Restate all the material verbatim, except for the pictures.

☆ ☆ ☆ ☆ ☆

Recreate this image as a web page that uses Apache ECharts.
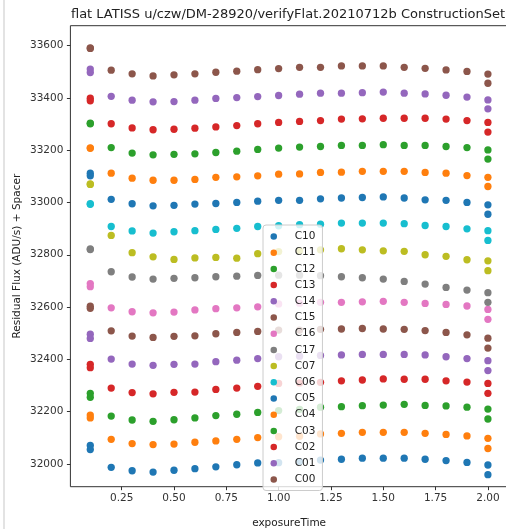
<!DOCTYPE html>
<html>
<head>
<meta charset="utf-8">
<script src="https://cdn.jsdelivr.net/npm/echarts@6/dist/echarts.min.js"></script>
<style>html,body{margin:0;padding:0;background:#fff;}#c{width:506px;height:529px;}</style>
</head>
<body>
<div id="c"></div>
<script>
// exposure times (two exposures at 0.1 and at 2.0)
const exposureTime = [0.1, 0.1, 0.2, 0.3, 0.4, 0.5, 0.6, 0.7, 0.8, 0.9, 1.0, 1.1, 1.2, 1.3, 1.4, 1.5, 1.6, 1.7, 1.8, 1.9, 2.0, 2.0];
const seriesNames = ['C10','C11','C12','C13','C14','C15','C16','C17','C07','C06','C05','C04','C03','C02','C01','C00'];
const C10 = [32071,32055,31987,31974,31969,31976,31982,31989,31997,32004,32005,32009,32015,32018,32022,32022,32022,32018,32013,32006,31996,31959];
const C11 = [32187,32176,32094,32078,32074,32076,32083,32088,32094,32101,32104,32106,32115,32117,32121,32121,32121,32117,32113,32107,32098,32059];
const C12 = [32270,32255,32183,32168,32163,32169,32176,32185,32190,32197,32204,32209,32217,32219,32223,32225,32228,32224,32222,32217,32210,32172];
const C13 = [32381,32368,32290,32273,32268,32274,32275,32285,32290,32297,32308,32310,32312,32318,32321,32325,32324,32324,32318,32313,32308,32270];
const C14 = [32496,32480,32401,32382,32377,32381,32382,32391,32397,32403,32410,32412,32415,32417,32419,32419,32419,32417,32410,32403,32395,32357];
const C15 = [32603,32595,32509,32489,32484,32488,32490,32498,32503,32507,32512,32512,32515,32516,32518,32516,32515,32510,32503,32494,32481,32443];
const C16 = [32690,32678,32597,32582,32578,32581,32589,32594,32597,32601,32612,32615,32618,32618,32620,32622,32618,32614,32610,32604,32591,32553];
const C17 = [32822,32820,32735,32715,32707,32710,32712,32716,32718,32721,32722,32722,32720,32716,32712,32707,32698,32688,32675,32665,32655,32618];
const C07 = [33071,33069,32874,32808,32792,32782,32788,32790,32787,32804,32812,32815,32819,32823,32819,32815,32813,32800,32794,32781,32777,32739];
const C06 = [32995,32993,32908,32891,32883,32888,32892,32897,32901,32908,32911,32915,32917,32921,32921,32921,32919,32912,32908,32899,32892,32855];
const C05 = [33112,33102,33012,32995,32987,32989,32994,32996,33000,33005,33008,33008,33014,33017,33019,33021,33017,33010,33008,33000,32991,32955];
const C04 = [33209,33207,33112,33093,33085,33085,33088,33096,33098,33102,33108,33109,33115,33116,33119,33119,33119,33115,33112,33103,33096,33061];
const C03 = [33303,33301,33210,33189,33182,33184,33186,33191,33196,33203,33208,33212,33214,33218,33218,33221,33218,33218,33214,33210,33201,33166];
const C02 = [33399,33389,33301,33285,33278,33280,33284,33289,33294,33301,33306,33310,33313,33319,33320,33322,33322,33322,33319,33313,33306,33269];
const C01 = [33510,33497,33406,33391,33385,33386,33391,33398,33401,33405,33409,33414,33418,33418,33420,33422,33418,33415,33410,33403,33392,33358];
const C00 = [33591,33589,33506,33492,33484,33488,33492,33498,33502,33508,33512,33517,33517,33522,33522,33522,33517,33513,33507,33501,33491,33456];
const seriesValues = [C10,C11,C12,C13,C14,C15,C16,C17,C07,C06,C05,C04,C03,C02,C01,C00];
const xTicks = [0.25, 0.5, 0.75, 1.0, 1.25, 1.5, 1.75, 2.0];
const yTicks = [32000, 32200, 32400, 32600, 32800, 33000, 33200, 33400, 33600];
const palette = ['#1f77b4','#ff7f0e','#2ca02c','#d62728','#9467bd','#8c564b','#e377c2','#7f7f7f','#bcbd22','#17becf'];

const FONT = 'DejaVu Sans';
const chart = echarts.init(document.getElementById('c'), null, {renderer: 'canvas'});
const series = seriesNames.map((name, i) => ({
  name: name,
  type: 'scatter',
  symbol: 'circle',
  symbolSize: 7.3,
  itemStyle: {color: palette[i % 10], opacity: 1},
  data: exposureTime.map((x, j) => [x, seriesValues[i][j]])
}));

chart.setOption({
  animation: false,
  backgroundColor: '#ffffff',
  title: {
    text: 'flat LATISS u/czw/DM-28920/verifyFlat.20210712b ConstructionSet',
    left: 288, top: 8, textAlign: 'center', padding: 0,
    textStyle: {fontFamily: FONT, fontSize: 13, fontWeight: 'normal', color: '#222'}
  },
  grid: {left: 70.4, top: 25.7, width: 437.4, height: 461, outerBoundsMode: 'none', containLabel: false,
    show: true, borderColor: '#333', borderWidth: 1, backgroundColor: 'transparent'},
  xAxis: {
    type: 'value', min: 0.005, max: 2.095,
    name: 'exposureTime', nameLocation: 'middle', nameGap: 31.5, nameMoveOverlap: false,
    nameTextStyle: {fontFamily: FONT, fontSize: 10.5, color: '#222'},
    axisLine: {show: false},
    splitLine: {show: false},
    axisTick: {show: true, length: 3.5, lineStyle: {color: '#333'}, customValues: xTicks},
    axisLabel: {fontFamily: FONT, fontSize: 10.5, color: '#333', margin: 6,
      customValues: xTicks, formatter: v => v.toFixed(2)}
  },
  yAxis: {
    type: 'value', min: 31913, max: 33676,
    name: 'Residual Flux (ADU/s) + Spacer', nameLocation: 'middle', nameGap: 48, nameMoveOverlap: false,
    nameTextStyle: {fontFamily: FONT, fontSize: 10.5, color: '#222'},
    axisLine: {show: false},
    splitLine: {show: false},
    axisTick: {show: true, length: 3.5, lineStyle: {color: '#333'}, customValues: yTicks},
    axisLabel: {fontFamily: FONT, fontSize: 10.5, color: '#333', margin: 7,
      customValues: yTicks, formatter: v => String(v)}
  },
  legend: {
    orient: 'vertical', left: 263, top: 225,
    padding: [5.5, 7, 5, 7.5],
    itemWidth: 8, itemHeight: 6.5, itemGap: 4.2,
    icon: 'circle',
    backgroundColor: 'rgba(255,255,255,0.8)',
    borderColor: '#cccccc', borderWidth: 1, borderRadius: 3,
    textStyle: {fontFamily: FONT, fontSize: 10.5, color: '#222', lineHeight: 12, padding: [0, 0, 0, 12]},
    data: seriesNames
  },
  graphic: [
    {type: 'rect', left: 3, top: 0, shape: {width: 2, height: 529}, style: {fill: '#e3e3e3'}, silent: true}
  ],
  series: series
});
</script>
</body>
</html>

☆ ☆ ☆ ☆ ☆

* [Right answer]:
Recreate this image as a web page that uses Apache ECharts.
<!DOCTYPE html>
<html>
<head>
<meta charset="utf-8">
<script src="https://cdn.jsdelivr.net/npm/echarts@6/dist/echarts.min.js"></script>
<style>html,body{margin:0;padding:0;background:#fff;}#c{width:506px;height:529px;}</style>
</head>
<body>
<div id="c"></div>
<script>
// exposure times (two exposures at 0.1 and at 2.0)
const exposureTime = [0.1, 0.1, 0.2, 0.3, 0.4, 0.5, 0.6, 0.7, 0.8, 0.9, 1.0, 1.1, 1.2, 1.3, 1.4, 1.5, 1.6, 1.7, 1.8, 1.9, 2.0, 2.0];
const seriesNames = ['C10','C11','C12','C13','C14','C15','C16','C17','C07','C06','C05','C04','C03','C02','C01','C00'];
const C10 = [32071,32055,31987,31974,31969,31976,31982,31989,31997,32004,32005,32009,32015,32018,32022,32022,32022,32018,32013,32006,31996,31959];
const C11 = [32187,32176,32094,32078,32074,32076,32083,32088,32094,32101,32104,32106,32115,32117,32121,32121,32121,32117,32113,32107,32098,32059];
const C12 = [32270,32255,32183,32168,32163,32169,32176,32185,32190,32197,32204,32209,32217,32219,32223,32225,32228,32224,32222,32217,32210,32172];
const C13 = [32381,32368,32290,32273,32268,32274,32275,32285,32290,32297,32308,32310,32312,32318,32321,32325,32324,32324,32318,32313,32308,32270];
const C14 = [32496,32480,32401,32382,32377,32381,32382,32391,32397,32403,32410,32412,32415,32417,32419,32419,32419,32417,32410,32403,32395,32357];
const C15 = [32603,32595,32509,32489,32484,32488,32490,32498,32503,32507,32512,32512,32515,32516,32518,32516,32515,32510,32503,32494,32481,32443];
const C16 = [32690,32678,32597,32582,32578,32581,32589,32594,32597,32601,32612,32615,32618,32618,32620,32622,32618,32614,32610,32604,32591,32553];
const C17 = [32822,32820,32735,32715,32707,32710,32712,32716,32718,32721,32722,32722,32720,32716,32712,32707,32698,32688,32675,32665,32655,32618];
const C07 = [33071,33069,32874,32808,32792,32782,32788,32790,32787,32804,32812,32815,32819,32823,32819,32815,32813,32800,32794,32781,32777,32739];
const C06 = [32995,32993,32908,32891,32883,32888,32892,32897,32901,32908,32911,32915,32917,32921,32921,32921,32919,32912,32908,32899,32892,32855];
const C05 = [33112,33102,33012,32995,32987,32989,32994,32996,33000,33005,33008,33008,33014,33017,33019,33021,33017,33010,33008,33000,32991,32955];
const C04 = [33209,33207,33112,33093,33085,33085,33088,33096,33098,33102,33108,33109,33115,33116,33119,33119,33119,33115,33112,33103,33096,33061];
const C03 = [33303,33301,33210,33189,33182,33184,33186,33191,33196,33203,33208,33212,33214,33218,33218,33221,33218,33218,33214,33210,33201,33166];
const C02 = [33399,33389,33301,33285,33278,33280,33284,33289,33294,33301,33306,33310,33313,33319,33320,33322,33322,33322,33319,33313,33306,33269];
const C01 = [33510,33497,33406,33391,33385,33386,33391,33398,33401,33405,33409,33414,33418,33418,33420,33422,33418,33415,33410,33403,33392,33358];
const C00 = [33591,33589,33506,33492,33484,33488,33492,33498,33502,33508,33512,33517,33517,33522,33522,33522,33517,33513,33507,33501,33491,33456];
const seriesValues = [C10,C11,C12,C13,C14,C15,C16,C17,C07,C06,C05,C04,C03,C02,C01,C00];
const xTicks = [0.25, 0.5, 0.75, 1.0, 1.25, 1.5, 1.75, 2.0];
const yTicks = [32000, 32200, 32400, 32600, 32800, 33000, 33200, 33400, 33600];
const palette = ['#1f77b4','#ff7f0e','#2ca02c','#d62728','#9467bd','#8c564b','#e377c2','#7f7f7f','#bcbd22','#17becf'];

const FONT = 'DejaVu Sans';
const chart = echarts.init(document.getElementById('c'), null, {renderer: 'canvas'});
const series = seriesNames.map((name, i) => ({
  name: name,
  type: 'scatter',
  symbol: 'circle',
  symbolSize: 7.3,
  itemStyle: {color: palette[i % 10], opacity: 1},
  data: exposureTime.map((x, j) => [x, seriesValues[i][j]])
}));

chart.setOption({
  animation: false,
  backgroundColor: '#ffffff',
  title: {
    text: 'flat LATISS u/czw/DM-28920/verifyFlat.20210712b ConstructionSet',
    left: 288, top: 8, textAlign: 'center', padding: 0,
    textStyle: {fontFamily: FONT, fontSize: 13, fontWeight: 'normal', color: '#222'}
  },
  grid: {left: 70.4, top: 25.7, width: 437.4, height: 461, outerBoundsMode: 'none', containLabel: false,
    show: true, borderColor: '#333', borderWidth: 1, backgroundColor: 'transparent'},
  xAxis: {
    type: 'value', min: 0.005, max: 2.095,
    name: 'exposureTime', nameLocation: 'middle', nameGap: 31.5, nameMoveOverlap: false,
    nameTextStyle: {fontFamily: FONT, fontSize: 10.5, color: '#222'},
    axisLine: {show: false},
    splitLine: {show: false},
    axisTick: {show: true, length: 3.5, lineStyle: {color: '#333'}, customValues: xTicks},
    axisLabel: {fontFamily: FONT, fontSize: 10.5, color: '#333', margin: 6,
      customValues: xTicks, formatter: v => v.toFixed(2)}
  },
  yAxis: {
    type: 'value', min: 31913, max: 33676,
    name: 'Residual Flux (ADU/s) + Spacer', nameLocation: 'middle', nameGap: 48, nameMoveOverlap: false,
    nameTextStyle: {fontFamily: FONT, fontSize: 10.5, color: '#222'},
    axisLine: {show: false},
    splitLine: {show: false},
    axisTick: {show: true, length: 3.5, lineStyle: {color: '#333'}, customValues: yTicks},
    axisLabel: {fontFamily: FONT, fontSize: 10.5, color: '#333', margin: 7,
      customValues: yTicks, formatter: v => String(v)}
  },
  legend: {
    orient: 'vertical', left: 263, top: 225,
    padding: [5.5, 7, 5, 7.5],
    itemWidth: 8, itemHeight: 6.5, itemGap: 4.2,
    icon: 'circle',
    backgroundColor: 'rgba(255,255,255,0.8)',
    borderColor: '#cccccc', borderWidth: 1, borderRadius: 3,
    textStyle: {fontFamily: FONT, fontSize: 10.5, color: '#222', lineHeight: 12, padding: [0, 0, 0, 12]},
    data: seriesNames
  },
  graphic: [
    {type: 'rect', left: 3, top: 0, shape: {width: 2, height: 529}, style: {fill: '#e3e3e3'}, silent: true}
  ],
  series: series
});
</script>
</body>
</html>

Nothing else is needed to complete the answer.